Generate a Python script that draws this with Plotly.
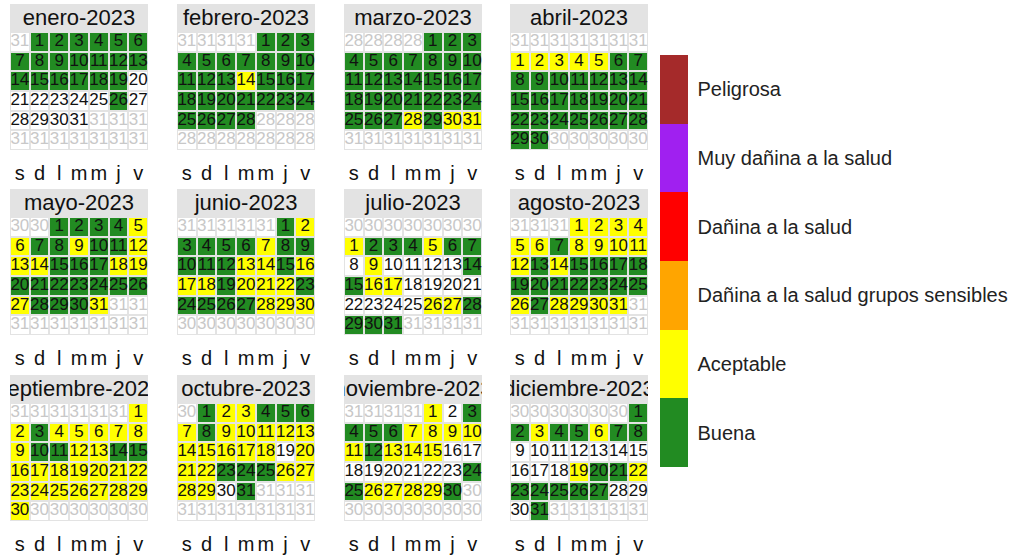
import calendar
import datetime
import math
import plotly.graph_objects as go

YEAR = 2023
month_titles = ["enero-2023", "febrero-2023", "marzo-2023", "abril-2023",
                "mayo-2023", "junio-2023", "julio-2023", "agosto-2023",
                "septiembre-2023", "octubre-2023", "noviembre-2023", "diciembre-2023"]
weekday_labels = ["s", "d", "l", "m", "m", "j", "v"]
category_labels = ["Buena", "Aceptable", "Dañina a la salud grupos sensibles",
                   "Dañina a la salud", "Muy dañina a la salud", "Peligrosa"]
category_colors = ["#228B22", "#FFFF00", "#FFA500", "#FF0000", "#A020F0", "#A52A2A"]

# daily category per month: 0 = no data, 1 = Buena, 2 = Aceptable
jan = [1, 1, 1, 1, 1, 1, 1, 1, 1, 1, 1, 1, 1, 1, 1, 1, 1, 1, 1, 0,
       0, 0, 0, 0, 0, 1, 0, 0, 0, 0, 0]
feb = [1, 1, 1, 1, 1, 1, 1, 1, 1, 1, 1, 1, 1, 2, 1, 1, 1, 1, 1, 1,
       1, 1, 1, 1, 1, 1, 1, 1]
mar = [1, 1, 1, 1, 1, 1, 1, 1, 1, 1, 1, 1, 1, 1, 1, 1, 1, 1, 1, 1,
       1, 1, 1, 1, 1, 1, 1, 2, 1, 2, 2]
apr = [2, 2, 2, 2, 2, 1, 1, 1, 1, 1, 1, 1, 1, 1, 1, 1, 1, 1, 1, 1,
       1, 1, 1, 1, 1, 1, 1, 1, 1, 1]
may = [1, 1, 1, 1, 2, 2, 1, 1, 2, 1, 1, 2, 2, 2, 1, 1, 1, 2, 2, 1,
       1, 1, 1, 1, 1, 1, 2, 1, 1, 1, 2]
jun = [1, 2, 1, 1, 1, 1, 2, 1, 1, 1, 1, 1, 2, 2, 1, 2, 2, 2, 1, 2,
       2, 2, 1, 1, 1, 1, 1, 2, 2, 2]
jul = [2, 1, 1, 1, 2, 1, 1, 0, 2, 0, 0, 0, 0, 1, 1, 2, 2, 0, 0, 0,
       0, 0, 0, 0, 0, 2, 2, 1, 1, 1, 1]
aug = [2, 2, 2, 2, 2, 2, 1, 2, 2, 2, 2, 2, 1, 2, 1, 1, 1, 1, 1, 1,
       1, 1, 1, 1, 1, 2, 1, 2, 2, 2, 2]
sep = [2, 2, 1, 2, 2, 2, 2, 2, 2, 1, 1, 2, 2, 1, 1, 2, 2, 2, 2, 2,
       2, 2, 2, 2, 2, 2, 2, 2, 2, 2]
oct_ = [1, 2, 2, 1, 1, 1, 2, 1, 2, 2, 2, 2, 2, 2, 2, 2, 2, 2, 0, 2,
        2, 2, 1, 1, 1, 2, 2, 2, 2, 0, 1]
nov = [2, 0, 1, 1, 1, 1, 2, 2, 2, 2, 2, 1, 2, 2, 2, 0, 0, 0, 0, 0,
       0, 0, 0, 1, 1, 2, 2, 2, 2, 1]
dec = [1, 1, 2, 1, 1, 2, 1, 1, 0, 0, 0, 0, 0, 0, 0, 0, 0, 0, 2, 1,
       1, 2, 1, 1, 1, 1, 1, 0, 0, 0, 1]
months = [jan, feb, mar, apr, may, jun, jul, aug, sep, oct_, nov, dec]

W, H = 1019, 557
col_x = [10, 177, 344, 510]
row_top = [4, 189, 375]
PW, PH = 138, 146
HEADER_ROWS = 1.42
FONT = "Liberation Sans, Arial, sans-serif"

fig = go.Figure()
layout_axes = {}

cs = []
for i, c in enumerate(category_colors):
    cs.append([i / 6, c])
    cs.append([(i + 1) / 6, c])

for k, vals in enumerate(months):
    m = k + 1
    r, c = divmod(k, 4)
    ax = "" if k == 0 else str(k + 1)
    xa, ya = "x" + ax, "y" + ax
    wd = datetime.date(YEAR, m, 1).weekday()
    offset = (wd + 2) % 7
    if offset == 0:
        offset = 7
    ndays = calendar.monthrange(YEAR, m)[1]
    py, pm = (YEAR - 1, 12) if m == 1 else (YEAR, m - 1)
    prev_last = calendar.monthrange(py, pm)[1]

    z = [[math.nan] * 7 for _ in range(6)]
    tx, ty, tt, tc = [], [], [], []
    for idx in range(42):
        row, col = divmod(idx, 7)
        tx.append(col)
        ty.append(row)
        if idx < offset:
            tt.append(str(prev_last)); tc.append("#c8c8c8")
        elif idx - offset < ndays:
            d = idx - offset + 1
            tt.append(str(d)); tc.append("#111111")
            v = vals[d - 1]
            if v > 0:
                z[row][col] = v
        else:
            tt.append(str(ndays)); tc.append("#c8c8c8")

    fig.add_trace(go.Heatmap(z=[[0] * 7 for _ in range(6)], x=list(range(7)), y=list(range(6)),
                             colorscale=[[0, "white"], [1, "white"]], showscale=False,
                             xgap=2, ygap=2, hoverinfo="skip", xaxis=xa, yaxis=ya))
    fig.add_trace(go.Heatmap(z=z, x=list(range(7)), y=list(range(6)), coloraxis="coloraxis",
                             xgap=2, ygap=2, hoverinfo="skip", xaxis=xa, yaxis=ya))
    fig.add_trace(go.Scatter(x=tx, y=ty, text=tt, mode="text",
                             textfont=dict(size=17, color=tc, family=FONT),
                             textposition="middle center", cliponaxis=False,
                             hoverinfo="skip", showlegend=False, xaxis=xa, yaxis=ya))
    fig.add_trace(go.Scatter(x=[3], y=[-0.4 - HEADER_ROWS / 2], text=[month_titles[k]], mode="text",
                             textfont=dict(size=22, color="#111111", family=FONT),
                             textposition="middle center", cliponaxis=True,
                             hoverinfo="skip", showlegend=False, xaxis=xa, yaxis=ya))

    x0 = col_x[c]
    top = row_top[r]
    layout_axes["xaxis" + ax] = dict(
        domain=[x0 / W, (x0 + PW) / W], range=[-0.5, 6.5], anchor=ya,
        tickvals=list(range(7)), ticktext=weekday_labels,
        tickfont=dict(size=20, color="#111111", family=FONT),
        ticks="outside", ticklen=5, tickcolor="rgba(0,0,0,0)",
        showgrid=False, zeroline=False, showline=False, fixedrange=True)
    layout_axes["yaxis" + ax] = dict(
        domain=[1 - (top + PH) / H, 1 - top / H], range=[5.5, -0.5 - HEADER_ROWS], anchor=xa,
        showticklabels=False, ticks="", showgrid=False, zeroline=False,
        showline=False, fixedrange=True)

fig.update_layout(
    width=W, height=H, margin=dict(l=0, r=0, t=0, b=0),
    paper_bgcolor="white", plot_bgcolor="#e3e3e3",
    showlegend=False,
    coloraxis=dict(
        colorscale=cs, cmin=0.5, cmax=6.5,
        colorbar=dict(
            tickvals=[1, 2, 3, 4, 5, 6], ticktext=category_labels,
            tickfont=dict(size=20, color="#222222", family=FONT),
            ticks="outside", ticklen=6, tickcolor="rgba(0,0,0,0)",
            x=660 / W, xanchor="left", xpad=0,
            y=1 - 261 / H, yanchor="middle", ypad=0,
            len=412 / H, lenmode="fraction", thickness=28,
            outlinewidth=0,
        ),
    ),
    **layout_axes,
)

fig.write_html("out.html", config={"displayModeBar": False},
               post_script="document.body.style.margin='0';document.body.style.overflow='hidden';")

§ **WORK REQUIRED**: Quote the material word for word, dropping any images it holds.

§ **WRITTEN RESPONSE**:
Generate a Python script that draws this with Plotly.
import calendar
import datetime
import math
import plotly.graph_objects as go

YEAR = 2023
month_titles = ["enero-2023", "febrero-2023", "marzo-2023", "abril-2023",
                "mayo-2023", "junio-2023", "julio-2023", "agosto-2023",
                "septiembre-2023", "octubre-2023", "noviembre-2023", "diciembre-2023"]
weekday_labels = ["s", "d", "l", "m", "m", "j", "v"]
category_labels = ["Buena", "Aceptable", "Dañina a la salud grupos sensibles",
                   "Dañina a la salud", "Muy dañina a la salud", "Peligrosa"]
category_colors = ["#228B22", "#FFFF00", "#FFA500", "#FF0000", "#A020F0", "#A52A2A"]

# daily category per month: 0 = no data, 1 = Buena, 2 = Aceptable
jan = [1, 1, 1, 1, 1, 1, 1, 1, 1, 1, 1, 1, 1, 1, 1, 1, 1, 1, 1, 0,
       0, 0, 0, 0, 0, 1, 0, 0, 0, 0, 0]
feb = [1, 1, 1, 1, 1, 1, 1, 1, 1, 1, 1, 1, 1, 2, 1, 1, 1, 1, 1, 1,
       1, 1, 1, 1, 1, 1, 1, 1]
mar = [1, 1, 1, 1, 1, 1, 1, 1, 1, 1, 1, 1, 1, 1, 1, 1, 1, 1, 1, 1,
       1, 1, 1, 1, 1, 1, 1, 2, 1, 2, 2]
apr = [2, 2, 2, 2, 2, 1, 1, 1, 1, 1, 1, 1, 1, 1, 1, 1, 1, 1, 1, 1,
       1, 1, 1, 1, 1, 1, 1, 1, 1, 1]
may = [1, 1, 1, 1, 2, 2, 1, 1, 2, 1, 1, 2, 2, 2, 1, 1, 1, 2, 2, 1,
       1, 1, 1, 1, 1, 1, 2, 1, 1, 1, 2]
jun = [1, 2, 1, 1, 1, 1, 2, 1, 1, 1, 1, 1, 2, 2, 1, 2, 2, 2, 1, 2,
       2, 2, 1, 1, 1, 1, 1, 2, 2, 2]
jul = [2, 1, 1, 1, 2, 1, 1, 0, 2, 0, 0, 0, 0, 1, 1, 2, 2, 0, 0, 0,
       0, 0, 0, 0, 0, 2, 2, 1, 1, 1, 1]
aug = [2, 2, 2, 2, 2, 2, 1, 2, 2, 2, 2, 2, 1, 2, 1, 1, 1, 1, 1, 1,
       1, 1, 1, 1, 1, 2, 1, 2, 2, 2, 2]
sep = [2, 2, 1, 2, 2, 2, 2, 2, 2, 1, 1, 2, 2, 1, 1, 2, 2, 2, 2, 2,
       2, 2, 2, 2, 2, 2, 2, 2, 2, 2]
oct_ = [1, 2, 2, 1, 1, 1, 2, 1, 2, 2, 2, 2, 2, 2, 2, 2, 2, 2, 0, 2,
        2, 2, 1, 1, 1, 2, 2, 2, 2, 0, 1]
nov = [2, 0, 1, 1, 1, 1, 2, 2, 2, 2, 2, 1, 2, 2, 2, 0, 0, 0, 0, 0,
       0, 0, 0, 1, 1, 2, 2, 2, 2, 1]
dec = [1, 1, 2, 1, 1, 2, 1, 1, 0, 0, 0, 0, 0, 0, 0, 0, 0, 0, 2, 1,
       1, 2, 1, 1, 1, 1, 1, 0, 0, 0, 1]
months = [jan, feb, mar, apr, may, jun, jul, aug, sep, oct_, nov, dec]

W, H = 1019, 557
col_x = [10, 177, 344, 510]
row_top = [4, 189, 375]
PW, PH = 138, 146
HEADER_ROWS = 1.42
FONT = "Liberation Sans, Arial, sans-serif"

fig = go.Figure()
layout_axes = {}

cs = []
for i, c in enumerate(category_colors):
    cs.append([i / 6, c])
    cs.append([(i + 1) / 6, c])

for k, vals in enumerate(months):
    m = k + 1
    r, c = divmod(k, 4)
    ax = "" if k == 0 else str(k + 1)
    xa, ya = "x" + ax, "y" + ax
    wd = datetime.date(YEAR, m, 1).weekday()
    offset = (wd + 2) % 7
    if offset == 0:
        offset = 7
    ndays = calendar.monthrange(YEAR, m)[1]
    py, pm = (YEAR - 1, 12) if m == 1 else (YEAR, m - 1)
    prev_last = calendar.monthrange(py, pm)[1]

    z = [[math.nan] * 7 for _ in range(6)]
    tx, ty, tt, tc = [], [], [], []
    for idx in range(42):
        row, col = divmod(idx, 7)
        tx.append(col)
        ty.append(row)
        if idx < offset:
            tt.append(str(prev_last)); tc.append("#c8c8c8")
        elif idx - offset < ndays:
            d = idx - offset + 1
            tt.append(str(d)); tc.append("#111111")
            v = vals[d - 1]
            if v > 0:
                z[row][col] = v
        else:
            tt.append(str(ndays)); tc.append("#c8c8c8")

    fig.add_trace(go.Heatmap(z=[[0] * 7 for _ in range(6)], x=list(range(7)), y=list(range(6)),
                             colorscale=[[0, "white"], [1, "white"]], showscale=False,
                             xgap=2, ygap=2, hoverinfo="skip", xaxis=xa, yaxis=ya))
    fig.add_trace(go.Heatmap(z=z, x=list(range(7)), y=list(range(6)), coloraxis="coloraxis",
                             xgap=2, ygap=2, hoverinfo="skip", xaxis=xa, yaxis=ya))
    fig.add_trace(go.Scatter(x=tx, y=ty, text=tt, mode="text",
                             textfont=dict(size=17, color=tc, family=FONT),
                             textposition="middle center", cliponaxis=False,
                             hoverinfo="skip", showlegend=False, xaxis=xa, yaxis=ya))
    fig.add_trace(go.Scatter(x=[3], y=[-0.4 - HEADER_ROWS / 2], text=[month_titles[k]], mode="text",
                             textfont=dict(size=22, color="#111111", family=FONT),
                             textposition="middle center", cliponaxis=True,
                             hoverinfo="skip", showlegend=False, xaxis=xa, yaxis=ya))

    x0 = col_x[c]
    top = row_top[r]
    layout_axes["xaxis" + ax] = dict(
        domain=[x0 / W, (x0 + PW) / W], range=[-0.5, 6.5], anchor=ya,
        tickvals=list(range(7)), ticktext=weekday_labels,
        tickfont=dict(size=20, color="#111111", family=FONT),
        ticks="outside", ticklen=5, tickcolor="rgba(0,0,0,0)",
        showgrid=False, zeroline=False, showline=False, fixedrange=True)
    layout_axes["yaxis" + ax] = dict(
        domain=[1 - (top + PH) / H, 1 - top / H], range=[5.5, -0.5 - HEADER_ROWS], anchor=xa,
        showticklabels=False, ticks="", showgrid=False, zeroline=False,
        showline=False, fixedrange=True)

fig.update_layout(
    width=W, height=H, margin=dict(l=0, r=0, t=0, b=0),
    paper_bgcolor="white", plot_bgcolor="#e3e3e3",
    showlegend=False,
    coloraxis=dict(
        colorscale=cs, cmin=0.5, cmax=6.5,
        colorbar=dict(
            tickvals=[1, 2, 3, 4, 5, 6], ticktext=category_labels,
            tickfont=dict(size=20, color="#222222", family=FONT),
            ticks="outside", ticklen=6, tickcolor="rgba(0,0,0,0)",
            x=660 / W, xanchor="left", xpad=0,
            y=1 - 261 / H, yanchor="middle", ypad=0,
            len=412 / H, lenmode="fraction", thickness=28,
            outlinewidth=0,
        ),
    ),
    **layout_axes,
)

fig.write_html("out.html", config={"displayModeBar": False},
               post_script="document.body.style.margin='0';document.body.style.overflow='hidden';")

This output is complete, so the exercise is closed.